[PATCH v3 0/4] mm/mempolicy: weighted interleave mempolicy and sysfs extension

From: Gregory Price
Date: Thu Jan 25 2024 - 13:44:07 EST

Hi Andrew - this version added a fix for a stale weight
issue that can occur on cgroup migration, and some fixups
recommended by Ying Huang. There is an additional patch
about the stale weight due to the introduction of atomics
that may warrant some explicit scrutiny before pulling.

v3: stale value fix, bulk allocator fixups, sysfs simplification

---

Weighted interleave is a new interleave policy intended to make
use of heterogeneous memory environments appearing with CXL.

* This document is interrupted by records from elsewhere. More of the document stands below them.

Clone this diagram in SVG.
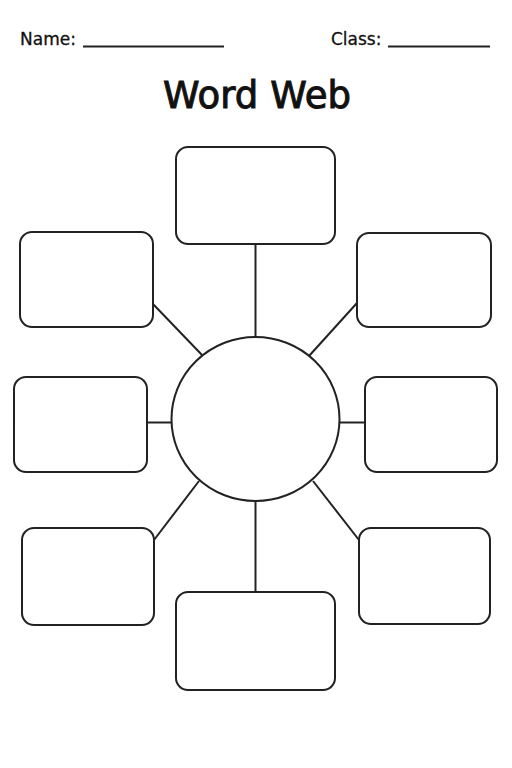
<svg xmlns="http://www.w3.org/2000/svg" width="512" height="768" viewBox="0 0 512 768">
<style>
.box{fill:#fff;stroke:#222;stroke-width:2}
.ln{stroke:#222;stroke-width:2;fill:none}
.hd{font-family:"DejaVu Sans",sans-serif;font-size:17px;fill:#111;stroke:#111;stroke-width:0.3}
.tt{font-family:"DejaVu Sans",sans-serif;font-size:37px;fill:#111;stroke:#111;stroke-width:1}
</style>
<rect width="512" height="768" fill="#fff"/>
<g id="header">
<text class="hd" x="20" y="45">Name:</text>
<line class="ln" x1="83" y1="46.5" x2="224" y2="46.5"/>
<text class="hd" x="331" y="45">Class:</text>
<line class="ln" x1="388" y1="46.5" x2="490" y2="46.5"/>
<text class="tt" x="257" y="108" text-anchor="middle" textLength="188">Word Web</text>
</g>
<g id="connectors">
<line class="ln" x1="255.5" y1="244" x2="255.5" y2="337"/>
<line class="ln" x1="255.5" y1="501" x2="255.5" y2="592"/>
<line class="ln" x1="147" y1="422.5" x2="171" y2="422.5"/>
<line class="ln" x1="340" y1="422.5" x2="365" y2="422.5"/>
<line class="ln" x1="153" y1="304" x2="202" y2="355"/>
<line class="ln" x1="357" y1="303" x2="309" y2="356"/>
<line class="ln" x1="154" y1="540" x2="199" y2="481"/>
<line class="ln" x1="359" y1="540" x2="313" y2="481"/>
</g>
<g id="center"><ellipse class="box" cx="255.5" cy="419" rx="84" ry="82"/></g>
<g id="box-top"><rect class="box" x="176" y="147" width="159" height="97" rx="12"/></g>
<g id="box-upper-left"><rect class="box" x="20" y="232" width="133" height="95" rx="12"/></g>
<g id="box-upper-right"><rect class="box" x="357" y="233" width="134" height="94" rx="12"/></g>
<g id="box-left"><rect class="box" x="14" y="377" width="133" height="95" rx="12"/></g>
<g id="box-right"><rect class="box" x="365" y="377" width="132" height="95" rx="12"/></g>
<g id="box-lower-left"><rect class="box" x="22" y="528" width="132" height="97" rx="12"/></g>
<g id="box-lower-right"><rect class="box" x="359" y="528" width="131" height="96" rx="12"/></g>
<g id="box-bottom"><rect class="box" x="176" y="592" width="159" height="98" rx="12"/></g>
</svg>
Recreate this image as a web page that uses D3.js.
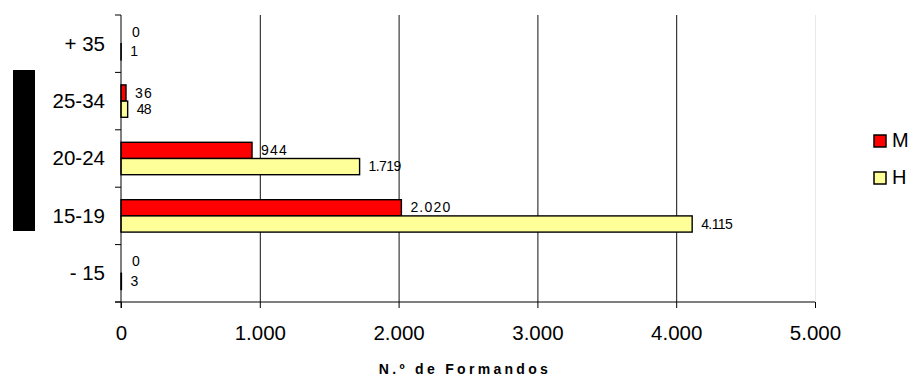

The existing interleave mechanism does an even round-robin
distribution of memory across all nodes in a nodemask, while
weighted interleave distributes memory across nodes according
to a provided weight. (Weight = # of page allocations per round)

Weighted interleave is intended to reduce average latency when
bandwidth is pressured - therefore increasing total throughput.

In other words: It allows greater use of the total available
bandwidth in a heterogeneous hardware environment (different
hardware provides different bandwidth capacity).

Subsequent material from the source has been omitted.